Radiation exposure to surgeon and patient in intramedullary nailing of the lower limb


      Intramedullary nailing is probably the best method of treating long bone fractures in the lower limb. The operation is guided by fluoroscopy, for guide-wire insertion, fracture reduction and distal locking. No study so far has measured the scatter radiation to the patient’s gonads during intramedullary, particularly femoral, nailing. The purpose here was to estimate the radiation hazard to the patients’ gonads and surgeons’ hands during intramedullary nailing for lower limb fractures. From April 1994 to June 1998, 184 consecutive patients had 224 nailings for lower limb fractures.
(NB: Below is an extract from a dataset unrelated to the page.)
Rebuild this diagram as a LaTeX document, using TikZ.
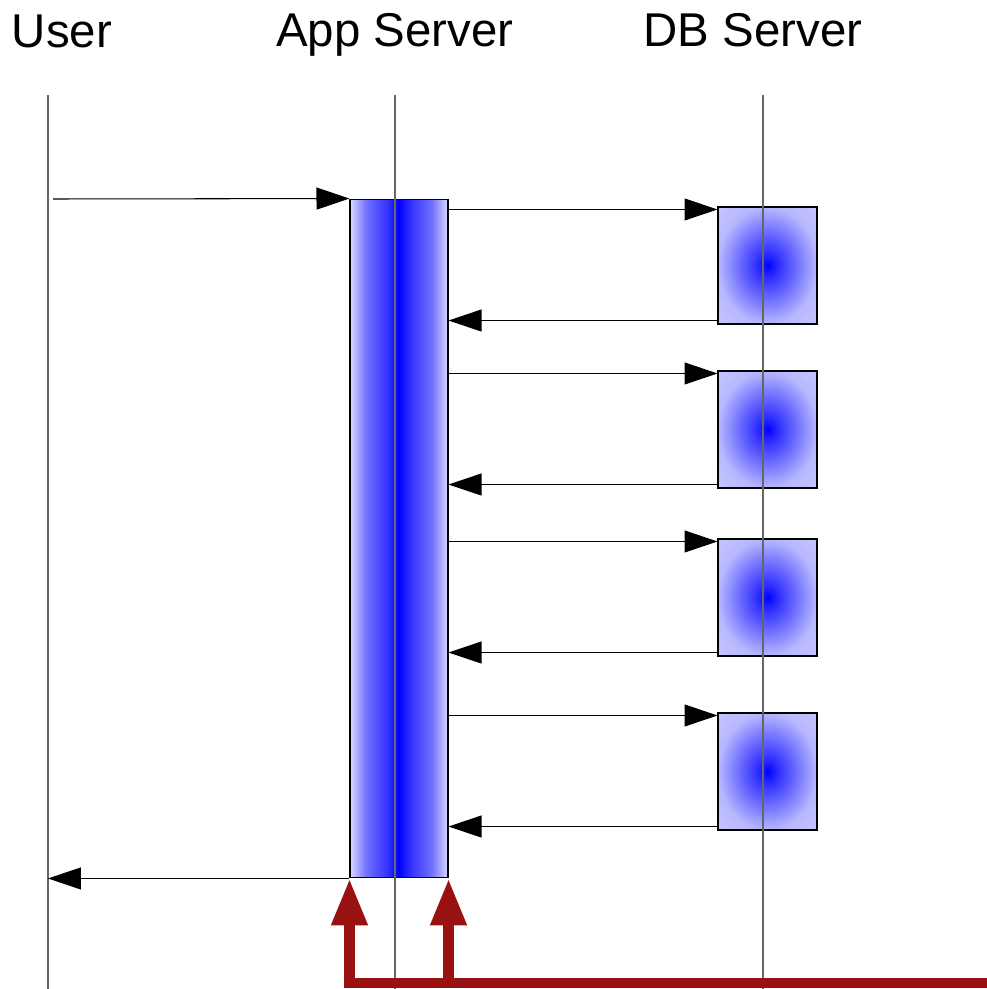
\documentclass[tikz,border=0pt]{standalone}
\usepackage{fontspec}
\setmainfont{Liberation Sans}
\usetikzlibrary{arrows.meta}

\definecolor{feedred}{RGB}{153,17,17}
\pgfdeclarehorizontalshading{actglow}{100bp}{color(0bp)=(blue!15); color(25bp)=(blue!15); color(33bp)=(blue!55); color(44bp)=(blue!80); color(50bp)=(blue); color(56bp)=(blue!80); color(67bp)=(blue!55); color(75bp)=(blue!15); color(100bp)=(blue!15)}
\pgfdeclareradialshading{dbglow}{\pgfpoint{0bp}{0bp}}{color(0bp)=(blue); color(6bp)=(blue!80); color(17bp)=(blue!50); color(25bp)=(blue!28); color(50bp)=(blue!15)}

\begin{document}
\begin{tikzpicture}[x = 0.02cm, y = -0.02cm,
        title/.style    = {anchor = base, font = \fontsize{27}{32}\selectfont},
        lifeline/.style = {draw = black!60, line width = 0.7pt},
        appbox/.style   = {draw, line width = 0.6pt, inner sep = 0,
                           minimum width = 1.96cm, minimum height = 13.58cm,
                           shade, shading = actglow},
        dbbox/.style    = {draw, line width = 0.6pt, inner sep = 0,
                           minimum width = 1.98cm, minimum height = 2.34cm,
                           shade, shading = dbglow},
        msg/.style      = {line width = 0.6pt, -{Triangle[length = 0.66cm, width = 0.44cm]}},
        feed/.style     = {draw = feedred, line width = 6pt, -{Triangle[length = 0.94cm, width = 0.68cm]}}]

    \useasboundingbox (0,0) rectangle (986,989);

    \node [title] (userlbl) at (62,48)  {User};
    \node [title] (applbl)  at (395,47) {App Server};
    \node [title] (dblbl)   at (753,47) {DB Server};

    % activations
    \node [appbox] (act) at (399,538.5) {};
    \foreach \i/\yc in {1/265.5, 2/429.5, 3/597.5, 4/771.5}
        \node [dbbox] (db\i) at (767.5,\yc) {};

    % lifelines
    \coordinate (userT) at (48,95);   \coordinate (userB) at (48,989);
    \coordinate (appT)  at (395,95);  \coordinate (appB)  at (395,989);
    \coordinate (dbT)   at (763,95);  \coordinate (dbB)   at (763,989);
    \draw [lifeline] (userT) -- (userB);
    \draw [lifeline] (appT)  -- (appB);
    \draw [lifeline] (dbT)   -- (dbB);

    % messages
    \coordinate (req) at (53,199);
    \draw [msg] (req) -- (act.north west);
    \foreach \i in {1,...,4} {
        \coordinate (call\i) at ([yshift = -0.06cm] db\i.north west);
        \coordinate (back\i) at ([yshift =  0.08cm] db\i.south west);
        \draw [msg] (act.east |- call\i) -- (call\i);
        \draw [msg] (back\i) -- (act.east |- back\i);
    }
    \draw [msg] (act.south west) -- (userT |- act.south west);

    % feedback
    \coordinate (feedin) at (1000,983);
    \draw [feed] (feedin) -| (act.south west);
    \draw [feed] (act.south east |- feedin) -- (act.south east);
\end{tikzpicture}
\end{document}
Twenty-eight patients had Marchetti–Vincenzi nails and the rest had Russell–Taylor nails. There were 45 males and 40 females who had femoral nailing and 71 males and 28 females who had tibial nailing. The mean (range) age for femoral nailing was 56 (17–95.5) years and the mean age for tibia nailing was 44 (16.5–87.5) years. The average time of radiation when done by consultants was half that of middle-grade surgeons. The mean tibial nailing radiation time for the consultant was 0.56 min and for the middle-grade 1.28 min. The mean femoral nailing radiation time for the consultant was 0.52 min and for the middle-grade 1.61 min (P<0.05). The mean tibial and femoral nailing time were less for Marchetti nailing (P<0.05). Regular protection of the gonads of these patients is mandatory. This study shows that the radiation exposure for Marchetti–Vincenzi nailing is significantly less than for Russell–Taylor nailing. The overall radiation to patient gonads and surgeon hands was within acceptable limits.